The General Accounting Office believes that the Gramm-Leach-Bliley Act (GLBA) model form privacy notice gives a limited view of what information is collected and with whom it is shared and that a reassessment of the form is warranted.

Reasons for the Need to Change

  • The model form was issued over 10 years ago and data sharing has proliferated since then.
  • Since Congress transferred authority to the Consumer Financial Protection Bureau (CFPB) for implementing GLBA privacy provisions, the agency has not reassessed if the form meets consumer expectations for disclosures of information-sharing.
  • While banks and credit unions are required to protect the personal information they collect, the increased use of financial technology applications (fintech apps) may put this personal information at risk.
  • Consumers may be largely unaware of how fintech apps use their personal information and the privacy risks that such usage poses.

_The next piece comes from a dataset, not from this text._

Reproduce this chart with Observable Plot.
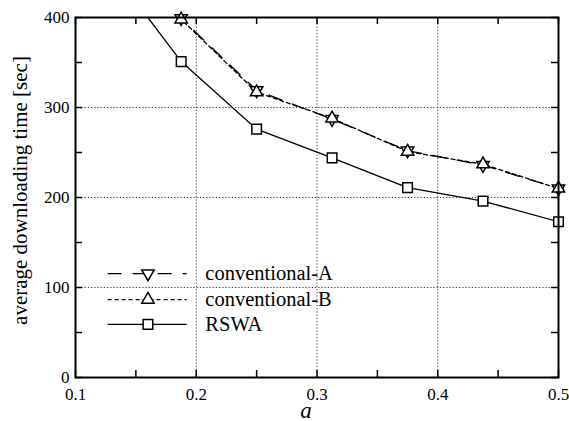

Deficiencies in the Model Form

  • While the current model form is more readable than privacy notices previously used by financial institutions, it discloses only a small number of the types of personal information they collect and share and the ways in which the information is collected. For example, Regulation P identifies 24 types of consumer personal information institutions may collect and share, but the form only includes six types: one that is mandatory (Social Security number) and five to be selected by the institution. Furthermore, the regulation identifies 34 examples of how banks and credit unions may collect personal information from consumers, but the form only discloses five of those examples.
  • Banks and financial institutions only use the predefined examples. The GAO's analysis of 60 bank and credit union GLBA model privacy notices, found that 12 used only predefined examples of the types of personal information collected. In other cases, institutions selected predefined examples (account balance and credit history) as well as other categories (such as employment information, transaction history, and investment experience) from the menu in the regulation.
  • The form provides limited information. Experts from consumer privacy groups and one industry group interviewed by the GAO said the GLBA model privacy form does not give the consumer a full explanation of what information banks and credit unions collect and how they share that information.

More Detail Required

Improvements to the model form could help ensure that consumers are better informed about all the ways banks and credit unions collect and share personal information. For instance, in online versions of privacy notices, there may be opportunities for readers to access additional details — such as through hyperlinks — in a manner consistent with statutory requirements.

Odia Kagan is a partner in the firm's Privacy & Data Security Practice and Chair of the GDPR Compliance & International Privacy Practice. For questions about this alert or assistance with other GLBA compliance issues, contact Odia at [email protected] or 215.444.7313.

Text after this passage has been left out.